Trip Start Apr 21, 2005
9Trip End May 17, 2005
On my last trip to Vietnam, several people asked me for some easy English books. So I stuffed my backpack with all it could handle, about 30 total. Some for friends, some for schools. I ran into a German and a Canadian separately on my last trip who got great receptions volunteering at schools. One brainstorm - start a small library to enable locals to learn on their own. Another - write an article with contact info so people can send books directly.
I approached an elementary school right across from my hotel. It's easy to find when the children pour out onto the narrow streets. Finding someone who spoke adequate English was different. The lady who eventually came to the front accepted the books I offered.
I moved on to say hello to one of the vendors I frequented on my last trip. After business, I lingered around to talk. My hope was to see them outside of work. Somehow I offended all three to the point where I won't be going back. I was really disheartened. So I pulled out my guide book. Reportedly, Hanoians are more reserved. So I dropped all assertiveness and just received.

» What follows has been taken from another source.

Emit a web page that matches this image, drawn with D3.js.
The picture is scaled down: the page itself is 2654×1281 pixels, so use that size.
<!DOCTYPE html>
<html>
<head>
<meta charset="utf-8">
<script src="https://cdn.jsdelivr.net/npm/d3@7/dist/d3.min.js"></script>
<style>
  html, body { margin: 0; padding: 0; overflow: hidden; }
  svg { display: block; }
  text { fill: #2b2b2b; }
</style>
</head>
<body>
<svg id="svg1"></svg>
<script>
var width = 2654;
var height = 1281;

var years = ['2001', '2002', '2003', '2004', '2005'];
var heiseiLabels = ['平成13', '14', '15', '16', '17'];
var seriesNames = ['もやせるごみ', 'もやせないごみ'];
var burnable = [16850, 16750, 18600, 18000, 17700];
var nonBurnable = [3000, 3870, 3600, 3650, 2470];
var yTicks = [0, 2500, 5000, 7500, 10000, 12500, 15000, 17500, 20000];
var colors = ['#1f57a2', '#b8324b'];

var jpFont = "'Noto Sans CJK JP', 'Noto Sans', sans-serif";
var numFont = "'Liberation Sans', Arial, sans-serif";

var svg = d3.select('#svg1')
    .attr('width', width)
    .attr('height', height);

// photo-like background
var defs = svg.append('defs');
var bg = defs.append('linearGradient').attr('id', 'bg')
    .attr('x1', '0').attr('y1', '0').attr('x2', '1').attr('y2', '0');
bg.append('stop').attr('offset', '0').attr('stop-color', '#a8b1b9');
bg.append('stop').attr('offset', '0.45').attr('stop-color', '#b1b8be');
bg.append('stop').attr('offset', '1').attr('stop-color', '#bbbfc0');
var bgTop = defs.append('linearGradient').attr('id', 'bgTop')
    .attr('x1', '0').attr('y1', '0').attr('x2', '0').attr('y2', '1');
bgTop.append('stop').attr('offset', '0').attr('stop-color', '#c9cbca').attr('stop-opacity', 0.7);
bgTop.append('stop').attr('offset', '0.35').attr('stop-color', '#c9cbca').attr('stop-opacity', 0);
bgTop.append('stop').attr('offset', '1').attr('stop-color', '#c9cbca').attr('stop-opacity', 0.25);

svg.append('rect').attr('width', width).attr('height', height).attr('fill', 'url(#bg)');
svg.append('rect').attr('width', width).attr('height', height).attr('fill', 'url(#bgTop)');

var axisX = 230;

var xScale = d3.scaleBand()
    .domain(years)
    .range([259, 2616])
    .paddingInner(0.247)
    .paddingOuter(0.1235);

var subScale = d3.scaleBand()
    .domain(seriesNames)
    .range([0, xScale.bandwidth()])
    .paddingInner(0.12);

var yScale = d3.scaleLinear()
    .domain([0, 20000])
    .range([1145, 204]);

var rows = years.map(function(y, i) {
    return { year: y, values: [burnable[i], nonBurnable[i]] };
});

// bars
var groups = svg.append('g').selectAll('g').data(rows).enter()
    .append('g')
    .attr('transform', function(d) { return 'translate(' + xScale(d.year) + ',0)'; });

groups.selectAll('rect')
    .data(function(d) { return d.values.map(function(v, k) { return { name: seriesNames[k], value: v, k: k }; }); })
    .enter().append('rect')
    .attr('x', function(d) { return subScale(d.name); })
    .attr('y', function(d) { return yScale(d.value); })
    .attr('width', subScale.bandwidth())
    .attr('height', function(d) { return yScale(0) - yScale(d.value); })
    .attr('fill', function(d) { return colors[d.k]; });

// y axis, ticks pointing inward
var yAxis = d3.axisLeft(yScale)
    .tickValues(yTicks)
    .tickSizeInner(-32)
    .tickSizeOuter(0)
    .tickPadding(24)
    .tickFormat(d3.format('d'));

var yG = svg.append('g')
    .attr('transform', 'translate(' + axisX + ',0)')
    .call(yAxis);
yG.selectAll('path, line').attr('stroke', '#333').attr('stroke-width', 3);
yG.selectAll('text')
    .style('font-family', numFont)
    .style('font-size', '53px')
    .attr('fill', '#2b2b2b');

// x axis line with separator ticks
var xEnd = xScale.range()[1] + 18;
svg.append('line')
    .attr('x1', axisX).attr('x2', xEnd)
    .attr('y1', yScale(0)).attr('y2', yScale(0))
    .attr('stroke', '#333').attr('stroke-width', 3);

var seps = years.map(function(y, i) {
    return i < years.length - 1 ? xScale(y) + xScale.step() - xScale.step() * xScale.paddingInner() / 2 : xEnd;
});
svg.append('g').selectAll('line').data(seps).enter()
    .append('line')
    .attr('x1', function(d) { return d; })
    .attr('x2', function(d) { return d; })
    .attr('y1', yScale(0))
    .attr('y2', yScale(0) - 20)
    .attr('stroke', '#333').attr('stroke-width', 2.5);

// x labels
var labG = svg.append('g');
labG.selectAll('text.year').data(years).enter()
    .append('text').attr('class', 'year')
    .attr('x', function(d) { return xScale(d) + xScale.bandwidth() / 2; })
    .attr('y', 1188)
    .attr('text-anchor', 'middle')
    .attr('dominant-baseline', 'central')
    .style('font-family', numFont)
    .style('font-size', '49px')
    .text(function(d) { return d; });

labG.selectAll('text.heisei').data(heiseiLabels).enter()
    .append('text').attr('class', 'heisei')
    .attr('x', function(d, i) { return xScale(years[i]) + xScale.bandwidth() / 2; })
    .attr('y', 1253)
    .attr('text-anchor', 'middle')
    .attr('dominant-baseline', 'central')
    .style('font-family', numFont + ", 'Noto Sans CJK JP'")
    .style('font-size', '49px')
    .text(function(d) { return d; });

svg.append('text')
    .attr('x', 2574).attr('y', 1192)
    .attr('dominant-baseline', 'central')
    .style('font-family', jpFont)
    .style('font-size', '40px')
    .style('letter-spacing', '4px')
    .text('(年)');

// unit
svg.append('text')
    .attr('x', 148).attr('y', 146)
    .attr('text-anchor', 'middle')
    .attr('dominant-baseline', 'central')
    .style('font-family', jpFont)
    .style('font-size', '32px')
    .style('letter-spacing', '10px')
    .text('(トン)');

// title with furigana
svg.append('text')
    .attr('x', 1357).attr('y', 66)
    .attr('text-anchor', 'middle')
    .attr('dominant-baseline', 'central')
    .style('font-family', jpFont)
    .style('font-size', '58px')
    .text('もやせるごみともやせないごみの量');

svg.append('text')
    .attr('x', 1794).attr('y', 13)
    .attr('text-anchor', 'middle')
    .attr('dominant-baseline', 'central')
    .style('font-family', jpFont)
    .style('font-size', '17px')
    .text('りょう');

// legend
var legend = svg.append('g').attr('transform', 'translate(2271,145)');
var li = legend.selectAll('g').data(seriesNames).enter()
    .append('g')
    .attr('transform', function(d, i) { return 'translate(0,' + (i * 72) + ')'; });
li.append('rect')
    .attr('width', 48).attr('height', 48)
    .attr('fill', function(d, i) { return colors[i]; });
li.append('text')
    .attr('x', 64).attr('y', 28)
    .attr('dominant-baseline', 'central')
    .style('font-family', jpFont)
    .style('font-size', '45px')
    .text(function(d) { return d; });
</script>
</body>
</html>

On the border of the old quarter is a charming area called Hoan Kiem Lake. It's similar to Green Lake in Seattle. It was unusually busy with lots of preparations for a big holiday coming up. The most famous resident of Hoan Kiem is a 200 year old turtle that weighs about 300 kilos. Everyone I've asked has seen it. So I spent two afternoons loitering around Hoan Kiem Lake. Surreptitiously to see this Loch Ness-type animal. But more importantly to talk to any locals that approached me
The Hanoians that speak the best English by far are university students in their early twenties. Six stopped by to 'broaden' themselves. So I listened and answered their questions. They all took the lead quite well. Within 10-15 minutes the conversation unfolded. Two wanted to sell me tours. Two were looking for donations. The last two liked practicing English with a foreigner. One individual invited me to her family's house for dinner. The other, part of a group, invited me to visit them at work. I got their contact info and will be following up in 11 days when I return. Not sure where it will lead, but it sounded genuine and encouraging.
Incidentally, the big holiday coming up is April 30, Vietnam's Independence Day. Because all government including schools will be closed for four days, I left early for my next stop. It's a little ironic. I'll be arriving to stay with a Vietnamese family on the day they celebrate the 30th anniversary of their victory over my country.